Account Director at MediaCo UK - www.media.co.uk
14 August 2001 09:17am
I'm sure this may have come up before, but how do we measure - in terms of ROI - the impact of a viral campaign? In fact, how do we track a viral campaign's impact when it can be that someone forwards an email to a friend and we don't have their email address?
I'm having this discussion here because a client has asked us to do just that.
They take so many forms, and as a format are in their infancy, so software tracking ie: finding out who sent what to whom, when etc, doesn't seem to be as accurate as when say, you run a specific email campaign to a specific segment with click thro tracking. And when do you stop measuring if something turns out to have a drip-feed effect that you hadn't anticipated?
All ideas gratefully received, we think we've come up with something but in terms of gathering the right figures for ROI, I'm hoping there might be a few things we've not thought of yet.
Head of Marketing at Rule Financial
16 August 2001 19:28pm
We implement many email campaigns for clients and and (legalities permitting) try to incorporate a viral element wherever possible to ensure that the message is propogated to as many 'like-minded' individuals in the target audience as possible. A current and highly effective example can be found at www.catsanddogschallenge.co.uk
Where possible we include a datacapture mechanic, so that people are incentivised (as in this case) to enter their details and an address of a friend (or friends). We're not too concerned about who actually receives the email, just that it is sent to as many people as possible, to produce maximum website traffic.
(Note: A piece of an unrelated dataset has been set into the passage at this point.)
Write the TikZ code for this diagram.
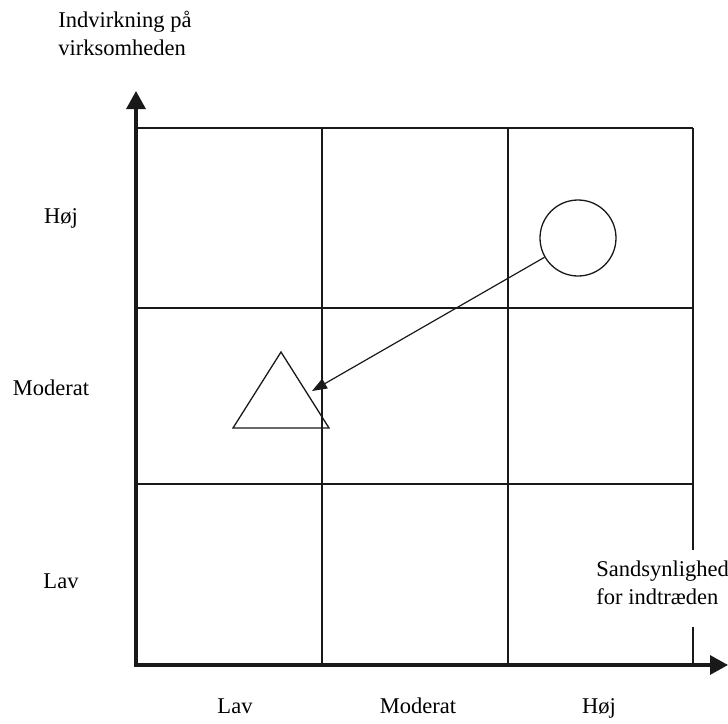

In the case of ecommerce examples, which are measured on sales resulting from the viral email, it is possible to track people from the original email to purchase if the website has scripting to communicate back with the database that originated the email (i.e confirms a purchase)... and we would usually recommend that site registration is an (opt-in) requirment when purchasing, so that all successful purchases can be tracked.
However, some sales will inevitably go untracked... effectively reducing the ROI, since customers cannot be 'forced' to provide data.
The success of a viiral email campaign is a fine line between providing added value / fun and outright commercialism ... which can 'jar' with users and could be considered 'spam'. Hence it is likely that the most memorable and most widely distributed campaigns will innevitably continue to be of the non-commercial / Ms Squires format !!